Editor’s note: This article was originally published in 2008. Despite its age, we think it’s a very relatable story that still holds up today!
We’ve been hearing a lot about change lately. The presidential primary candidates are calling for it. The climate is threatening it. We see it happen daily to gas prices, and as a result there’s less of it jingling in our pockets.
All of which compels me to state the obvious: There’s good change, and there’s bad change, and there’s the kind of change that you’re willing to make without quite knowing how it will turn out.
We’re experiencing this last type at my house. For years, I’ve been the primary volunteer of the family. My husband has always served more of a support role: driving the kids to events when I have to be there early for setup; driving them home when I need to stay late for cleanup; coming home from work on time to free me up for PTO meetings. But in the past few months, a confluence of events have opened up a volunteer role that only he can fill.
Here’s what happened:
- Our son entered 4th grade.
- Every March, the 4th grade goes away for three days and two nights to attend an outdoor learning program.
- Each 4th grade class must volunteer one chaperone, the same gender as his or her child.
- As I said, we have a son in 4th grade.
I showed my husband the volunteer request form. “I can’t go. It has to be you; we have a boy,” I explained.
He agreed almost immediately. But as the date approaches and the reality of what he has to do starts to set in, I have a feeling he may have second thoughts. There have already been signs. “So, what exactly does a chaperone do?” he asked. Our daughter, a veteran of the 4th grade field trip, answered: “Mostly they keep the kids from sneaking out the dorm windows at night.” I watched my husband process that information, no doubt envisioning himself patrolling the perimeter of the bunks, sweeping his flashlight across the windows looking for dangling legs and feet.
Then there was the criminal background check. Our son brought home an envelope with the words “CORI form” written accusingly on it in thick red letters.
“Have you ever been arrested, Dad?” he asked.

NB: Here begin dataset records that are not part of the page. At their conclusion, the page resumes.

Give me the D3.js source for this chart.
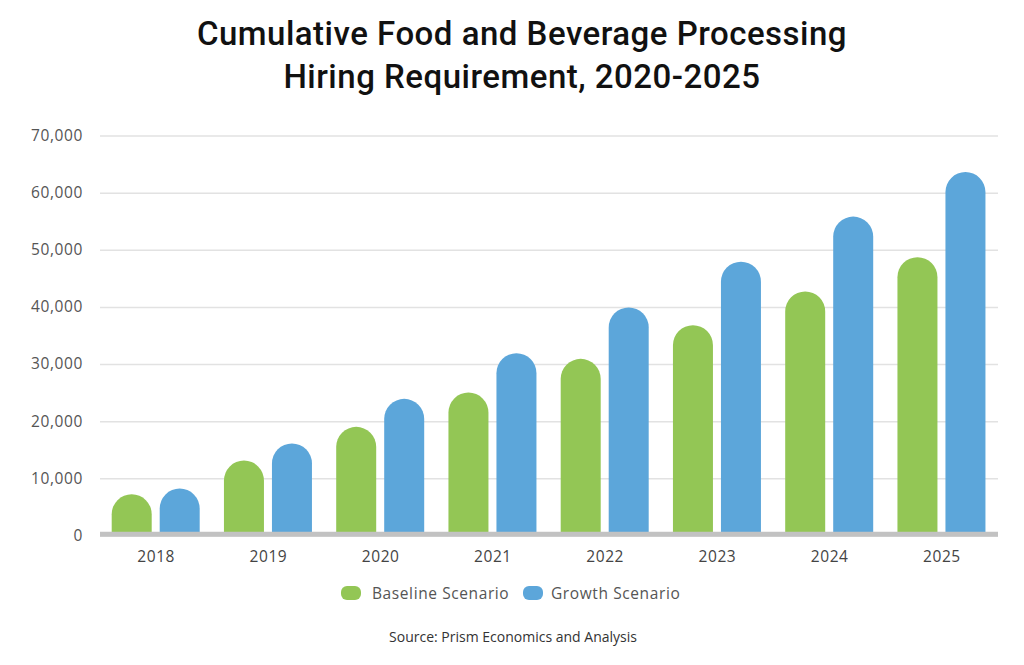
<!DOCTYPE html>
<html><head><meta charset="utf-8">
<script src="https://cdn.jsdelivr.net/npm/d3@7"></script>
<style>html,body{margin:0;padding:0;background:#fff;}svg{display:block;}</style>
</head><body>
<svg id="chart" width="1024" height="665"></svg>
<script>
const years = ["2018","2019","2020","2021","2022","2023","2024","2025"];
const baseline = [7200, 13100, 19000, 25000, 30900, 36800, 42700, 48700];
const growth = [8200, 16100, 23900, 31900, 39900, 47900, 55800, 63600];
const seriesNames = ["Baseline Scenario", "Growth Scenario"];
const seriesColors = ["#93c655", "#5ca6da"];
const yTicks = [0, 10000, 20000, 30000, 40000, 50000, 60000, 70000];
const titleLines = ["Cumulative Food and Beverage Processing", "Hiring Requirement, 2020-2025"];
const sourceText = "Source: Prism Economics and Analysis";

(function(){
const svg = d3.select("#chart");
const mLeft = 100, mRight = 998, mTop = 135.5, mBottom = 535.4;
const x = d3.scaleBand().domain(years).range([mLeft, mRight]).paddingInner(0).paddingOuter(0);
const xs = d3.scaleBand().domain([0,1]).range([0, 88]).paddingInner(1/6);
const y = d3.scaleLinear().domain([0, 70000]).range([mBottom, mTop]);

// title
svg.append("g").selectAll("text").data(titleLines).join("text")
  .attr("x", 522).attr("y", (d,i) => 45 + i*43)
  .attr("text-anchor", "middle")
  .attr("font-family", "Roboto, sans-serif").attr("font-size", 33).attr("font-weight", 500)
  .attr("letter-spacing", 0.5)
  .attr("fill", "#111").text(d => d);

// grid
const yAxis = d3.axisLeft(y).tickValues(yTicks).tickSize(-(mRight-mLeft)).tickPadding(17)
  .tickFormat(d => d3.format(",")(d));
const gy = svg.append("g").attr("transform", `translate(${mLeft},0)`).call(yAxis);
gy.select(".domain").remove();
gy.selectAll(".tick line").attr("stroke", "#e2e2e2").attr("stroke-width", 1.5);
gy.selectAll(".tick text").attr("font-family", "'Open Sans', sans-serif").attr("font-size", 15.5)
  .attr("fill", "#555").attr("letter-spacing", 0.6);

// bars with rounded tops
function barPath(x0, w, yTop, yBot) {
  const r = w/2;
  const h = yBot - yTop;
  const rr = Math.min(r, h);
  return `M${x0},${yBot}V${yTop+rr}A${r},${rr} 0 0 1 ${x0+w},${yTop+rr}V${yBot}Z`;
}
const data = [];
years.forEach((yr, i) => {
  [baseline[i], growth[i]].forEach((v, s) => data.push({yr, s, v}));
});
svg.append("g").selectAll("path").data(data).join("path")
  .attr("d", d => barPath(x(d.yr) + 11.7 + xs(d.s), xs.bandwidth(), y(d.v), mBottom))
  .attr("fill", d => seriesColors[d.s]);

// x axis
svg.append("line").attr("x1", mLeft).attr("x2", mRight).attr("y1", 534.3).attr("y2", 534.3)
  .attr("stroke", "#c2c2c2").attr("stroke-width", 5);
const xAxis = d3.axisBottom(x).tickSize(0).tickPadding(16);
const gx = svg.append("g").attr("transform", `translate(0,${mBottom})`).call(xAxis);
gx.select(".domain").remove();
gx.selectAll(".tick text").attr("font-family", "'Open Sans', sans-serif").attr("font-size", 15.5)
  .attr("fill", "#444").attr("letter-spacing", 0.6);

// legend
const legendX = [341, 523];
const lg = svg.append("g").selectAll("g").data(seriesNames).join("g")
  .attr("transform", (d,i) => `translate(${legendX[i]},586)`);
lg.append("rect").attr("width", 20).attr("height", 14).attr("rx", 6).attr("fill", (d,i) => seriesColors[i]);
lg.append("text").attr("x", (d,i) => i === 0 ? 31 : 28).attr("y", 12.5)
  .attr("font-family", "'Open Sans', sans-serif").attr("font-size", 15.5).attr("fill", "#555")
  .attr("letter-spacing", 0.6).text(d => d);

// source
svg.append("text").attr("x", 513).attr("y", 642).attr("text-anchor", "middle")
  .attr("font-family", "'Open Sans', sans-serif").attr("font-size", 14).attr("fill", "#333")
  .text(sourceText);
})();
</script>
</body></html>
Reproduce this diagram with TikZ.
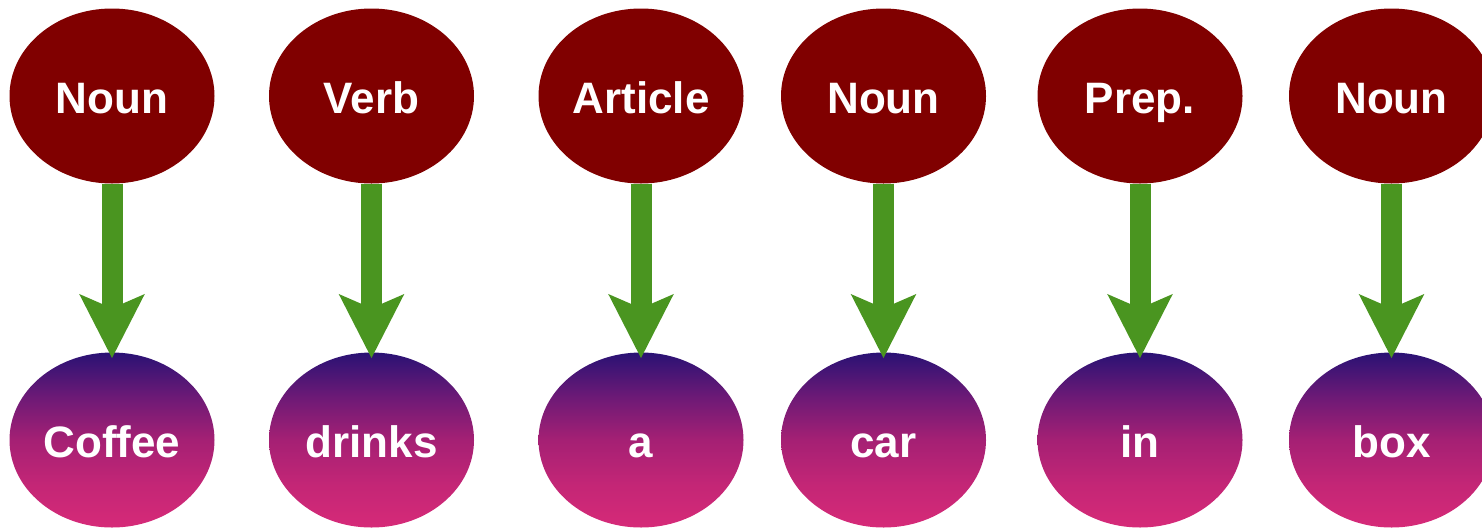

My husband and I exchanged glances. There was that near-miss in Colorado involving fishing with an illegal license. And back in the Vietnam War era, he was herded along with his fellow protesters toward a waiting state police bus. But he never did make it on board. “Nope. I’ve never been arrested,” he said. Then his voice brightened as he realized he now had a way out of future volunteer commitments. “But there’s always that possibility!”
I’m sure he’ll do fine, but I’m not holding out hope that the experience will launch a lifelong career as a school volunteer. Then again, who knows? Three days in the company of several hundred 4th graders may toughen him up enough to withstand any and all volunteer experiences. Change does happen; we know that. And he’s already demonstrated the first essential quality of anyone who volunteers to work with kids: a willingness to dive into the unknown.